En Macronie, l’affligeante interview de Delahousse est “un exemple” de ce que doit devenir le service public

Ce dimanche 17 décembre, deux députés LREM ont tweeté le même message louant l’interview complaisante d’Emmanuel Macron par Laurent Delahousse sur France 2, comme un “bel exemple de ce que doit être le service public de l’audiovisuel”. Pas très rassurant, à l’heure où le Président leur demande de se pencher sur le dossier France Télévisions.

Le “nouveau monde” se montre parfois si old school… Nouvel exemple ce dimanche 17 décembre, quand deux députés La République en Marche (LREM) ont applaudi publiquement l’interview d’Emmanuel Macron par Laurent Delahousse sur France 2, en des termes plutôt inquiétants pour l’avenir de l’information sur le service public. La séquence a en effet affligé non seulement l’opposition mais aussi une majorité de journalistes et de nombreux téléspectateurs, par sa vacuité. La faute en revient largement à l’inénarrable Laurent Delahousse, dont la faible pertinence des questions n’a eu d’égale que son attitude déférente confinant à la docilité.

Extrait des questions chocs envoyées par la star de France 2 : “Les horloges, elles vous rappellent que ça va vite, un quinquennat ?“, “C’est votre héroïsme politique qui revient, là ?“, “Ça vous agace qu’on dise que le Président, il est trop fort ?“. Bref, cette conversation presque au coin du sapin avait de furieux airs d’ORTF, du temps où le Président De Gaulle était interrogé par un Michel Droit dévoué au culte de sa popularité.

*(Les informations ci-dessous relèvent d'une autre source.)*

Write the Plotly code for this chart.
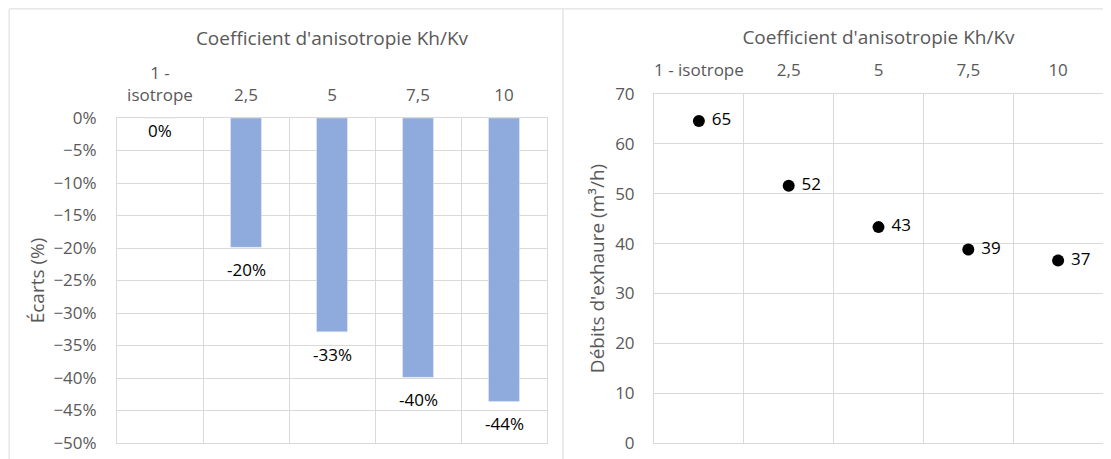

Or, qu’y ont vu les députés LREM Céline Calvez et Pascal Bois ? Tous deux ont loué sur Twitter un… “bel exemple de ce que doit être le service public de l’audiovisuel“. Et ce, dans les mêmes termes à la virgule près, ce qui trahit l’élément de langage probablement venu d’en haut (même si Pascal Bois s’en défend, invoquant une maladresse). Une réaction qui n’est pas anodine dans le contexte où s’inscrit cette séquence, d’ailleurs souligné par le mot-dièse qui accompagnait leurs tweets : #BatailleCulturelle.

 

Car une “bataille culturelle”, l’exécutif vient justement d’en engager une avec l’audiovisuel public. Après un début de quinquennat où il n’a pas caché sa méfiance, voire son dédain vis-à-vis des médias français qui seraient notamment incapables de comprendre sa “pensée complexe“, Emmanuel Macron a en effet décidé de se frotter aux seuls sur lesquels le pouvoir peut espérer peser : ceux de France Télévisions/Radio France. Le président de la République a lancé l’offensive frontalement en début de semaine dernière, critiquant vertement le système actuel devant les députés de la commission des Affaires culturelles de l’Assemblée, et allant jusqu’à fustiger selon L’Express “la honte de la République”. Concrètement, après une première coupe dans le budget 2018 de France Télévisions, une réflexion a été annoncée pour l’an prochain.

Dans son entretien avec Laurent Delahousse, le Président confirme vouloir entamer en 2018 une refonte de l’audiovisuel public, à laquelle il tient à faire participer les parlementaires : “Moi je souhaite que d’abord, les acteurs de l’audiovisuel public eux-mêmes, les parlementaires et les professionnels du secteur, puissent participer à un grand travail de réflexion”“Je souhaite aussi que les parlementaires (…) puissent participer”, insiste-t-il, avant de préciser dans quelle direction : “La formation du citoyen, il y a des contenus qu’on est en droit d’attendre du service public (…), c’est ce fond”. Du fond ? Quand on voit la réaction de deux parlementaires macronistes à cette interview en format Mireille Dumas, on peut légitimement se faire du souci sur les recommandations qu’ils prodigueront et donc, sur l’issue de la “bataille culturelle” qui s’ouvre.